Acontece no mundo dos sebos

Aproveitando o clima festivo desse Dia do Amigo, concluí que merecia um presente. Afinal, sou um bom amigo. Esforçado, pelo menos. Cheguei a todas essas conclusões já com o futuro presente em mãos, ao cair da tarde no sebo Ladeira, no centro de Porto Alegre. Tratava-se do livro Canalha!, do Fabrício Carpinejar.

O seminovo estava com um bom preço, bem abaixo do que pagaria nas livrarias, e há tempos queria ler algo do Carpinejar além de suas brevidades do Twitter. Já entrevistei o escritor mais de uma vez, e sou fã declarado. Juntando isso tudo ao fato de que também tenho feito algumas boas ações por aí, concluí que tudo isso justificaria o presente de Dia do Amigo. E comprei.

Já voltava para casa quando resolvi folhear o livro. Queria ver o real estado em que estava, se alguém já havia rabiscado alguma coisa (como sempre acontece, e eu mesmo cultivo esse hábito). Ao olhar a contracapa, vi aquilo que achei mais curioso: o livro estava com a etiqueta adesiva da livraria com a data em que havia sido comprado: 24 de dezembro de 2008.

Pois então alguém se desfez de um presente de Natal em troca de alguns trocados no sebo, e o presente veio parar em minhas mãos. De alguma forma, isso me perturbou. Já se passaram várias horas e ainda não tirei o tal livro da mochila, pois, não me sai da cabeça a impressão de estar violando um presente alheio. Quem se desfaz de um livro tendo recebido-o amorosamente na noite de Natal, talvez da mãe, da avó ou da namorada? E se aquele que deu o presente casualmente deparar com o livro à venda um dia?

Certa vez, um amigo mostrou-me um livro com uma dedicatória engraçada, assinada por vários amigos seus. Dizia assim: “se você está lendo esse livro agora, é porque o Fulano traiu a nossa confiança e vendeu nosso presente na primeira esquina”. Achei genial. E não à toa, meu amigo jamais cogitou repassar esse presente personalizado.

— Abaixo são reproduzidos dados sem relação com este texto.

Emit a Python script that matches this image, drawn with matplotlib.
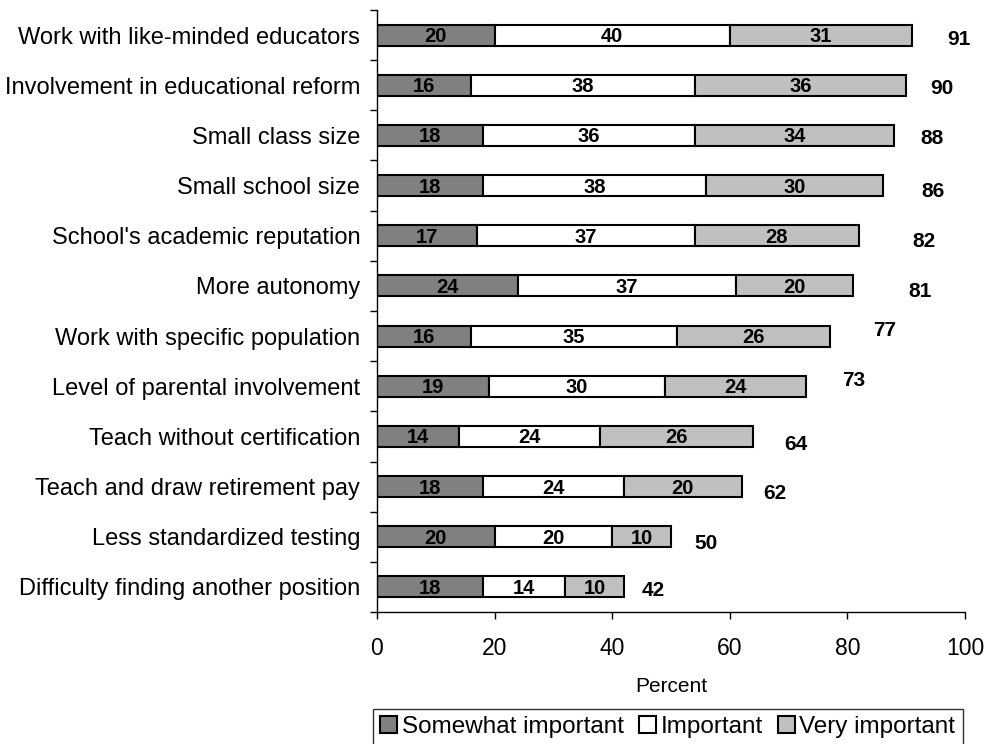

Outra vez, encontrei em um sebo de São Leopoldo uma biografia do Bob Marley. Novinha. Comprei-a por um terço do valor que pagaria em uma livraria (às vezes sou cruel). Pois não acontece que, cada vez que olho para a obra, imagino o dono original indo ao sebo vender seu livro do Bob Marley para comprar algumas gramas de maconha? Fico maravilhado! Afinal, não lhes parece nobre, vender a biografia do artista que mais cultuou essa droga, justamente para comprar um pouquinho de erva?

Quanto a mim, repassei um livro do beberrão Bukowski dia desses. Mas não comprei sequer uma cerveja.